Et si l’énergie infinie, propre et gratuite, venait du rayonnement infrarouge?
Les rayons infrarouges, qui traversent la Terre de part en part, peuvent être convertis en énergie grâce à un nouveau procédé basé sur « l’effet tunnel quantique ».
Des chercheurs saoudiens viennent de découvrir un moyen de récupérer la chaleur du rayonnement infrarouge et de la transformer en énergie propre et renouvelable. Dans leur étude publiée dans Materials Today Energy, ils expliquent avoir réussi cet exploit grâce à de minuscules antennes fonctionnant grâce à « l’effet tunnel », un phénomène issu de la mécanique quantique.
Pour bien comprendre l’importance de leur découverte, il faut d’abord rappeler quelques faits. La majorité de la lumière du Soleil qui atteint la surface de la Terre est absorbée par les sols, les océans et l’atmosphère, ce qui réchauffe la Terre. Ce réchauffement provoque des émissions permanentes de radiations infrarouges. Selon les estimations des spécialistes, ces radiations produiraient des millions de gigawatts. À titre de comparaison, la centrale nucléaire de Gravelines, la plus puissante de France, produit 5460 mégawatts.

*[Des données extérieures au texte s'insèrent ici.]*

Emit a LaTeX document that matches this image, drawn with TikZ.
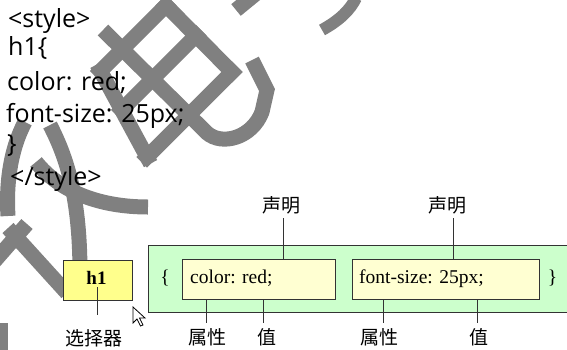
\documentclass[tikz,border=0pt]{standalone}
\usepackage{fontspec}
\setmainfont{Liberation Serif}
\newfontfamily\codefont{Open Sans}
\newfontfamily\cjk{Noto Sans CJK SC}
\begin{document}
\begin{tikzpicture}[x=1pt,y=-1pt,
  wm/.style={draw=wmgray,line width=15pt},
  code/.style={anchor=base west,inner sep=0pt,font=\codefont\fontsize{25}{30}\selectfont},
  lbl/.style={inner sep=0pt,font=\cjk\fontsize{19}{22}\selectfont},
  dtext/.style={anchor=base west,inner sep=0pt,font=\fontsize{19.5}{22}\selectfont},
  conn/.style={draw=black!80,line width=0.9pt},
  box/.style={draw=black!80,line width=1pt}]
\definecolor{wmgray}{RGB}{128,128,128}
\definecolor{greenfill}{RGB}{204,255,204}
\definecolor{yelfill}{RGB}{255,255,140}
\definecolor{creamfill}{RGB}{255,255,210}
\useasboundingbox (0,0) rectangle (567,349);
\clip (0,0) rectangle (567,349);
% ---- watermark ----
\begin{scope}[line cap=rect]
\draw[wm] (100.5,71) -- (166,5.5);
\draw[wm] (121.6,109.9) -- (196,35.5);
\draw[wm] (147,157) -- (232,72);
\draw[wm] (100.5,71) -- (147,157);
\draw[wm] (166,5.5) -- (232,72);
\end{scope}
\draw[wm,line cap=butt] (103,30) -- (207,133) .. controls (222,146) and (252,138) .. (262,112) -- (267,90) -- (252,60);
\draw[wm,line cap=butt] (236,10) -- (258,-8);
\draw[wm,line width=12pt] (322,30) .. controls (340,20) and (350,10) .. (356,-2);
\draw[wm] (50,125) .. controls (68,160) and (80,200) .. (80,274);
\draw[wm] (36,162) .. controls (60,192) and (100,207) .. (148,207);
\draw[wm] (25,122) .. controls (10,150) and (6,185) .. (8,216);
\draw[wm] (-8,264) -- (27,224);
\draw[wm] (8,228) -- (67,293);
\draw[wm] (0,323) -- (0,352);
% ---- code text ----
\node[code] (c1) at (8,27) {<style>};
\node[code] (c2) at (8,55) {h1\{};
\node[code] (c3) at (7,90) {color: red;};
\node[code] (c4) at (6,122) {font-size: 25px;};
\node[code] (c5) at (7,152) {\}};
\node[code] (c6) at (10,185) {</style>};
% ---- diagram ----
\node[box,fill=yelfill,minimum width=69pt,minimum height=40pt,anchor=north west,inner sep=0pt] (sel) at (63,260) {};
\node[inner sep=0pt,anchor=base,font=\bfseries\fontsize{19}{22}\selectfont] (selt) at (96.5,284) {h1};
\fill[greenfill] (148,245) rectangle (575,312);
\draw[box] (575,245) -- (148,245) -- (148,312) -- (575,312);
\node[box,fill=creamfill,minimum width=153pt,minimum height=40pt,anchor=north west,inner sep=0pt] (d1) at (182,259) {};
\node[box,fill=creamfill,minimum width=187pt,minimum height=40pt,anchor=north west,inner sep=0pt] (d2) at (352,259) {};
\node[inner sep=0pt,font=\fontsize{19.5}{22}\selectfont] (lb) at (165,278) {\{};
\node[inner sep=0pt,font=\fontsize{19.5}{22}\selectfont] (rb) at (552.5,278) {\}};
\node[dtext] (t1) at (190,283) {color: red;};
\node[dtext] (t2) at (359,283) {font-size: 25px;};
% labels
\node[lbl] (sm1) at (281,205) {声明};
\node[lbl] (sm2) at (447.5,205) {声明};
\node[lbl] (xz) at (94,338) {选择器};
\node[lbl] (sx1) at (207,337) {属性};
\node[lbl] (z1) at (267,337) {值};
\node[lbl] (sx2) at (379,337) {属性};
\node[lbl] (z2) at (479,337) {值};
% connectors
\coordinate (a1) at (283,218); \coordinate (a1b) at (283,259);
\coordinate (a2) at (453,218); \coordinate (a2b) at (453,259);
\draw[conn] (a1) -- (a1b);
\draw[conn] (a2) -- (a2b);
\draw[conn] (97,287) -- (97,315);
\draw[conn] (206,299) -- (206,323);
\draw[conn] (263,299) -- (263,323);
\draw[conn] (383,299) -- (383,323);
\draw[conn] (477,299) -- (477,323);
% cursor
\draw[fill=white,line width=0.8pt,line join=miter] (133,307) -- (133,323) -- (137,319) -- (140.5,326) -- (143,325) -- (139.5,318) -- (145,318) -- cycle;
\end{tikzpicture}
\end{document}
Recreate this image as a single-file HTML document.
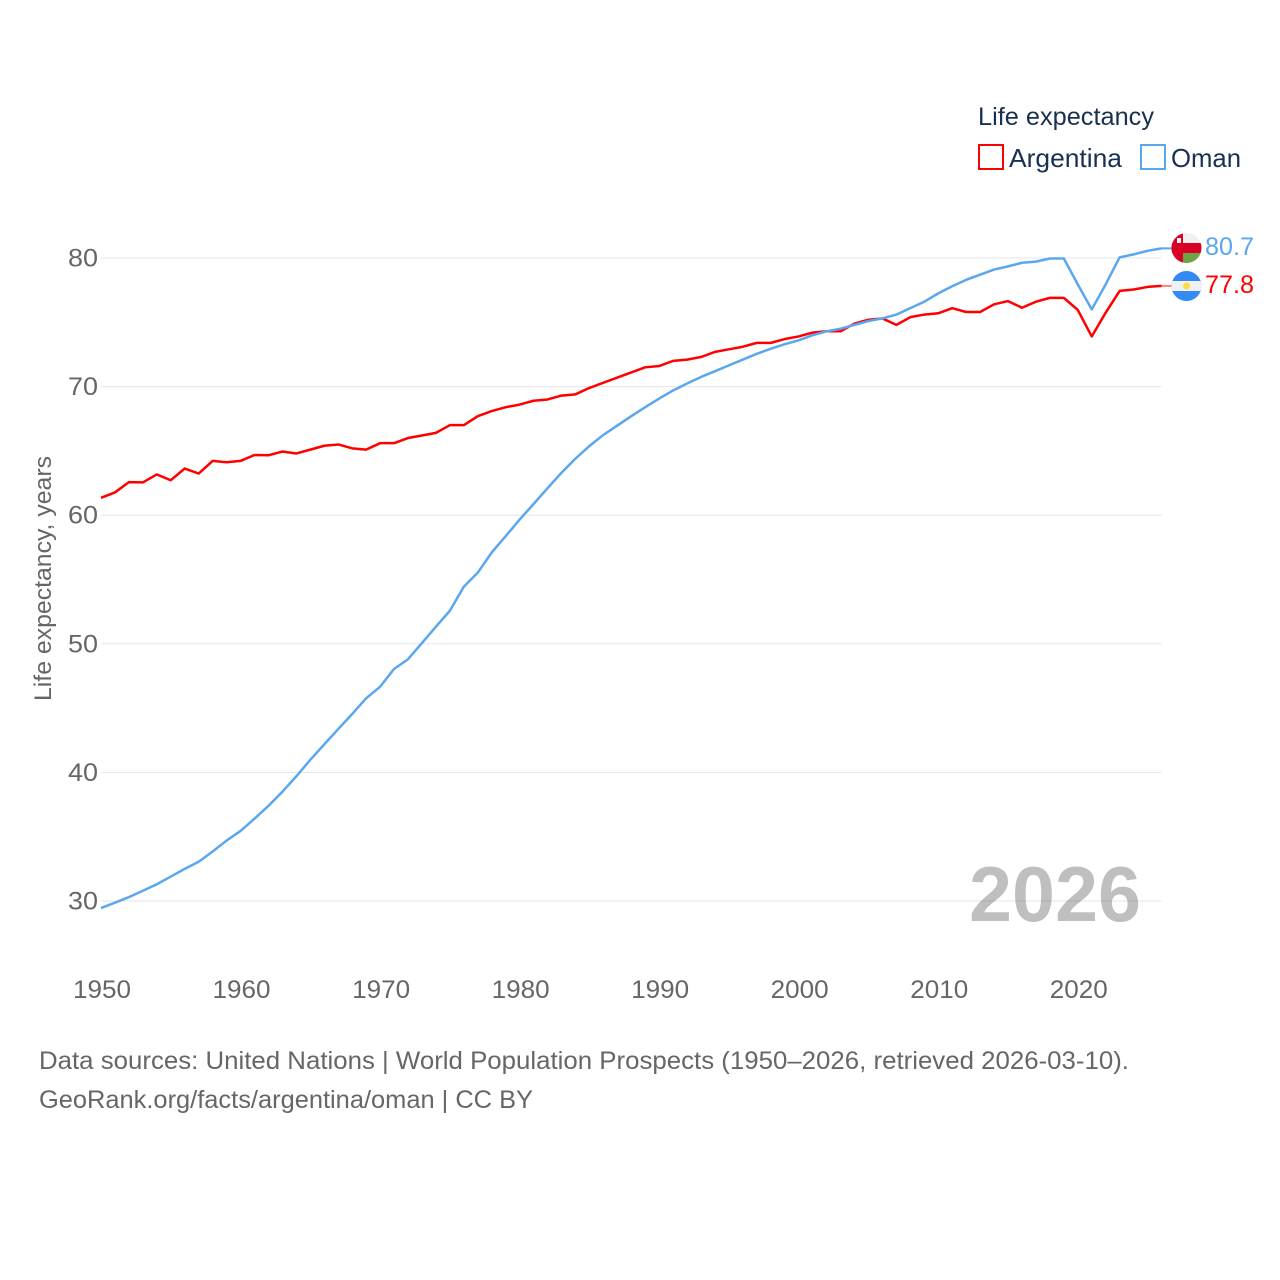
<!DOCTYPE html>
<html lang="en">
<head>
<meta charset="utf-8">
<title>Life expectancy: Argentina and Oman</title>
<style>
html,body{margin:0;padding:0;background:#fff;width:1280px;height:1280px;overflow:hidden}
svg{display:block}
text{font-family:"Liberation Sans",sans-serif}
</style>
</head>
<body>
<svg id="chart" xmlns="http://www.w3.org/2000/svg" width="1280" height="1280" viewBox="0 0 1280 1280">
  <defs>
    <clipPath id="clip-oman"><circle cx="1186.500" cy="248" r="15"/></clipPath>
    <clipPath id="clip-arg"><circle cx="1186.500" cy="286" r="15"/></clipPath>
  </defs>
  <g id="grid"></g>
  <g id="yticks"></g>
  <g id="xticks"></g>
  <text transform="translate(51,701) rotate(-90)" font-size="24" fill="#666" textLength="245" lengthAdjust="spacingAndGlyphs">Life expectancy, years</text>
  <text x="969" y="921" font-size="78" font-weight="bold" fill="#000" fill-opacity="0.25" textLength="172" lengthAdjust="spacingAndGlyphs">2026</text>
  <g id="series"></g>
  <g clip-path="url(#clip-oman)">
    <rect x="1171" y="233" width="31" height="30" fill="#f0f0f0"/>
    <rect x="1171" y="243" width="31" height="10" fill="#d80027"/>
    <rect x="1183" y="253" width="19" height="10" fill="#6da544"/>
    <rect x="1171" y="233" width="12" height="30" fill="#d80027"/>
    <rect x="1177" y="238" width="4" height="5" fill="#f0f0f0"/>
  </g>
  <g clip-path="url(#clip-arg)">
    <rect x="1171" y="271" width="31" height="30" fill="#338af3"/>
    <rect x="1171" y="281" width="31" height="10" fill="#f0f0f0"/>
    <circle cx="1186.500" cy="286" r="3.500" fill="#ffda44"/>
  </g>
  <text id="oman-end-label" x="1205" y="255" font-size="25" fill="#5ba7ef" textLength="49" lengthAdjust="spacingAndGlyphs">80.7</text>
  <text id="argentina-end-label" x="1205" y="293" font-size="25" fill="#ff0000" textLength="49" lengthAdjust="spacingAndGlyphs">77.8</text>

  <g>
    <text x="978" y="125" font-size="25" fill="#1a3050" textLength="176" lengthAdjust="spacingAndGlyphs">Life expectancy</text>
    <g>
      <rect x="979" y="145" width="24" height="24" fill="none" stroke="#ff0000" stroke-width="2"/>
      <text x="1009" y="167" font-size="26" fill="#1a3050" textLength="113" lengthAdjust="spacingAndGlyphs">Argentina</text>
    </g>
    <g>
      <rect x="1141" y="145" width="24" height="24" fill="none" stroke="#5ba7ef" stroke-width="2"/>
      <text x="1171" y="167" font-size="26" fill="#1a3050" textLength="70" lengthAdjust="spacingAndGlyphs">Oman</text>
    </g>
  </g>

  <g>
    <text x="39" y="1069" font-size="25" fill="#666" textLength="1090" lengthAdjust="spacingAndGlyphs">Data sources: United Nations | World Population Prospects (1950–2026, retrieved 2026-03-10).</text>
    <text x="39" y="1108" font-size="25" fill="#666" textLength="494" lengthAdjust="spacingAndGlyphs">GeoRank.org/facts/argentina/oman | CC BY</text>
  </g>
</svg>
<script>
var firstYear = 1950;
var xTickLabels = [1950, 1960, 1970, 1980, 1990, 2000, 2010, 2020];
var yTickLabels = [30, 40, 50, 60, 70, 80];
var argentinaValues = [
  61.35, 61.77, 62.57, 62.55, 63.17, 62.72, 63.63, 63.24, 64.22, 64.12,
  64.22, 64.68, 64.66, 64.95, 64.8, 65.1, 65.4, 65.5, 65.2, 65.1,
  65.6, 65.6, 66.0, 66.2, 66.4, 67.0, 67.0, 67.7, 68.1, 68.4,
  68.6, 68.9, 69.0, 69.3, 69.4, 69.9, 70.3, 70.7, 71.1, 71.5,
  71.6, 72.0, 72.1, 72.3, 72.7, 72.9, 73.1, 73.4, 73.4, 73.7,
  73.9, 74.2, 74.3, 74.3, 74.9, 75.2, 75.3, 74.8, 75.4, 75.6,
  75.7, 76.1, 75.8, 75.8, 76.4, 76.65, 76.13, 76.6, 76.9, 76.9,
  75.96, 73.9, 75.75, 77.44, 77.55, 77.75, 77.83
];
var omanValues = [
  29.45, 29.87, 30.3, 30.8, 31.3, 31.9, 32.5, 33.05, 33.85, 34.7,
  35.45, 36.4, 37.4, 38.5, 39.7, 40.98, 42.18, 43.37, 44.54, 45.76,
  46.66, 48.04, 48.8, 50.06, 51.33, 52.57, 54.44, 55.53, 57.1, 58.37,
  59.66, 60.87, 62.1, 63.3, 64.4, 65.38, 66.24, 66.97, 67.7, 68.4,
  69.07, 69.7, 70.24, 70.75, 71.2, 71.65, 72.1, 72.55, 72.95, 73.3,
  73.6, 74.0, 74.3, 74.5, 74.8, 75.1, 75.3, 75.6, 76.1, 76.6,
  77.25, 77.8, 78.3, 78.7, 79.1, 79.35, 79.63, 79.72, 79.96, 79.96,
  77.95, 76.0, 77.95, 80.05, 80.28, 80.56, 80.75
];

var NS = 'http://www.w3.org/2000/svg';
function xScale(year) { return 101 + (year - 1950) * (1161.5 - 101) / 76; }
function yScale(value) { return 901 + (value - 30) * (258 - 901) / 50; }

var grid = document.getElementById('grid');
var yticks = document.getElementById('yticks');
var xticks = document.getElementById('xticks');
var series = document.getElementById('series');

yTickLabels.forEach(function (v) {
  var line = document.createElementNS(NS, 'line');
  
  
  line.setAttribute('x1', 101);
  line.setAttribute('x2', 1161.5);
  line.setAttribute('y1', yScale(v));
  line.setAttribute('y2', yScale(v));
  line.setAttribute('stroke', '#e6e6e6');
  line.setAttribute('stroke-width', 1);
  grid.appendChild(line);

  var t = document.createElementNS(NS, 'text');
  
  
  t.setAttribute('x', 98);
  t.setAttribute('y', yScale(v) + 8.500);
  t.setAttribute('text-anchor', 'end');
  t.setAttribute('font-size', 25);
  t.setAttribute('fill', '#666');
  t.setAttribute('textLength', 30);
  t.setAttribute('lengthAdjust', 'spacingAndGlyphs');
  t.textContent = v;
  yticks.appendChild(t);
});

xTickLabels.forEach(function (y) {
  var t = document.createElementNS(NS, 'text');
  
  
  t.setAttribute('x', xScale(y) + 1);
  t.setAttribute('y', 998);
  t.setAttribute('text-anchor', 'middle');
  t.setAttribute('font-size', 25);
  t.setAttribute('fill', '#666');
  t.setAttribute('textLength', 58);
  t.setAttribute('lengthAdjust', 'spacingAndGlyphs');
  t.textContent = y;
  xticks.appendChild(t);
});

function pathFor(values) {
  return values.map(function (v, i) {
    return (i ? 'L' : 'M') + xScale(firstYear + i).toFixed(2) + ' ' + yScale(v).toFixed(2);
  }).join(' ');
}

var argentinaLine = document.createElementNS(NS, 'path');


argentinaLine.setAttribute('d', pathFor(argentinaValues));
argentinaLine.setAttribute('fill', 'none');
argentinaLine.setAttribute('stroke', '#ff0000');
argentinaLine.setAttribute('stroke-width', 2.500);
argentinaLine.setAttribute('stroke-linejoin', 'round');
series.appendChild(argentinaLine);

var omanLine = document.createElementNS(NS, 'path');


omanLine.setAttribute('d', pathFor(omanValues));
omanLine.setAttribute('fill', 'none');
omanLine.setAttribute('stroke', '#5ba7ef');
omanLine.setAttribute('stroke-width', 2.500);
omanLine.setAttribute('stroke-linejoin', 'round');
series.appendChild(omanLine);

var argentinaTail = document.createElementNS(NS, 'line');


argentinaTail.setAttribute('x1', xScale(2026));
argentinaTail.setAttribute('x2', 1172);
argentinaTail.setAttribute('y1', yScale(argentinaValues[argentinaValues.length - 1]));
argentinaTail.setAttribute('y2', yScale(argentinaValues[argentinaValues.length - 1]));
argentinaTail.setAttribute('stroke', '#ff8080');
argentinaTail.setAttribute('stroke-width', 2);
series.appendChild(argentinaTail);

var omanTail = document.createElementNS(NS, 'line');


omanTail.setAttribute('x1', xScale(2026));
omanTail.setAttribute('x2', 1172);
omanTail.setAttribute('y1', yScale(omanValues[omanValues.length - 1]));
omanTail.setAttribute('y2', yScale(omanValues[omanValues.length - 1]));
omanTail.setAttribute('stroke', '#5ba7ef');
omanTail.setAttribute('stroke-width', 2);
series.appendChild(omanTail);
</script>
</body>
</html>
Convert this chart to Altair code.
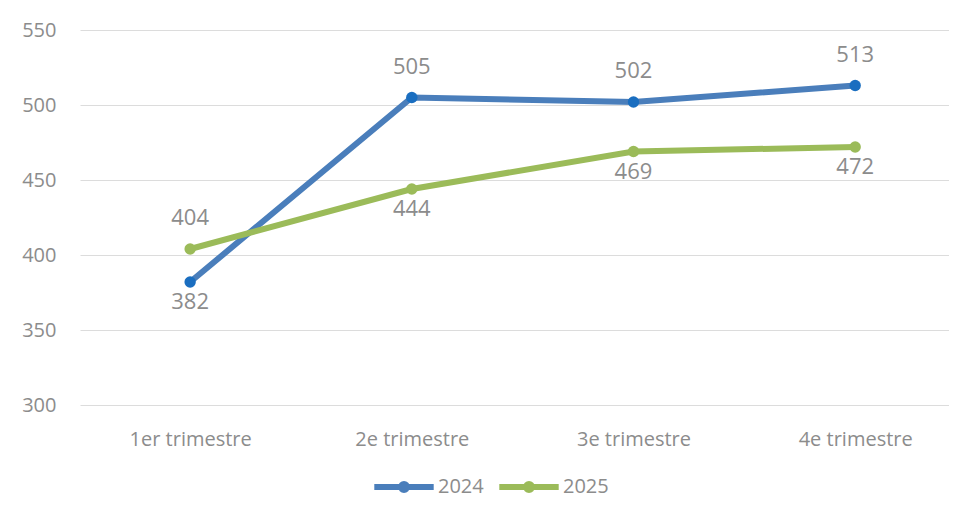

« Des panneaux solaires 24h sur 24 »
Le but des scientifiques de l’Université des sciences et technologies du roi Abdallah (KAUST), en Arabie saoudite, était de détecter ces radiations et les « capturer » pour les convertir en électricité. L’intérêt? « Contrairement à l’énergie des panneaux solaires, qui sont limités par la lumière du jour et les conditions climatiques, l’énergie de la chaleur infrarouge peut être récoltée 24h sur 24 », souligne Atif Shamin, principal auteur de l’étude, sur le site de l’université saoudienne.« Être capable de récolter cette énergie pourrait totalement bouleverser le secteur des énergies renouvelables », ajoutent les chercheurs dans leur étude.
Ce qui tombe bien, puisqu’ils ont justement trouvé une solution. « L’un des moyens d’y parvenir est de traiter la chaleur infrarouge comme des ondes électromagnétiques à haute fréquence. En utilisant des antennes appropriées, les ondes captées sont envoyées vers une diode semi-conductrice, qui transforme le signal alternatif [de l’onde] en courant permettant de recharger une batterie ou n’importe quel équipement électrique », détaille Atif Shamin.
Des antennes nanoscopiques
Evidemment, toute la difficulté du projet résidait dans la conception de ces fameuses « antennes redresseuses » [des antennes capables de convertir l’énergie radiofréquence en courant continu]. « Les émissions infrarouges ont de si petites longueurs d’ondes qu’il faut des antennes micro, ou plutôt nanoscopiques [d’un milliardième de mètre] », continue le chercheur. En clair? Capter ces ondes nécessite des antennes totalement invisibles à l’oeil nu, bien plus petites qu’un millimètre.
Jusqu’à maintenant, il n’existait aucun dispositif au monde capable de transformer ces ondes en électricité, soulignent encore les chercheurs. Et c’est pourquoi ils se sont tournés vers un dispositif utilisant l’effet tunnel, un phénomène très fréquent en mécanique quantique.
L’exemple le plus simple permettant de le comprendre est celui d’une balle devant monter une colline. En physique classique, si la balle n’a pas été propulsée avec suffisamment d’énergie, elle ne monte pas. Mais en physique quantique, la balle peut passer sous la colline, même avec une énergie limitée, et ce, grâce au principe d’incertitude, qui s’applique au monde de l’infiniment petit.
En exploitant ce phénomène, les chercheurs ont construit, dans leur laboratoire dédié, une nano-diode capable de transformer les ondes infrarouges en énergie faisant passer les électrons à travers une petite barrière. Ne leur restait plus qu’à créer des antennes capables de créer un champ magnétique suffisamment puissant pour « pousser » les électrons à travers une barrière, qu’on peut comparer à la « colline » dans l’exemple précédent.
« Une preuve que le concept fonctionne »
« La partie la plus difficile a été de se faire chevaucher, à l’échelle nanométrique, les deux bras de notre antenne [qui maintenaient la barrière au centre du dispositif], explique Gaurav Jayaswal, un autre chercheur de l’Université KAUST. Mais nous avons réussi. »
Résultat, les chercheurs ont pu transformer les radiations infrarouges en énergie. Evidemment, leur prototype ne peut pas encore alimenter le monde en électricité, ni l’Arabie Saoudite, ni même un téléphone portable. « Nous en sommes au tout début, ce n’est qu’une preuve que le concept fonctionne », reconnait Atif Shamim. Mais, en produisant des millions de leurs mini-capteurs d’ondes, « alors nous pourrions améliorer la production d’électricité mondiale », espère-t-il. Un pas de plus vers l’indépendance aux énergies fossiles.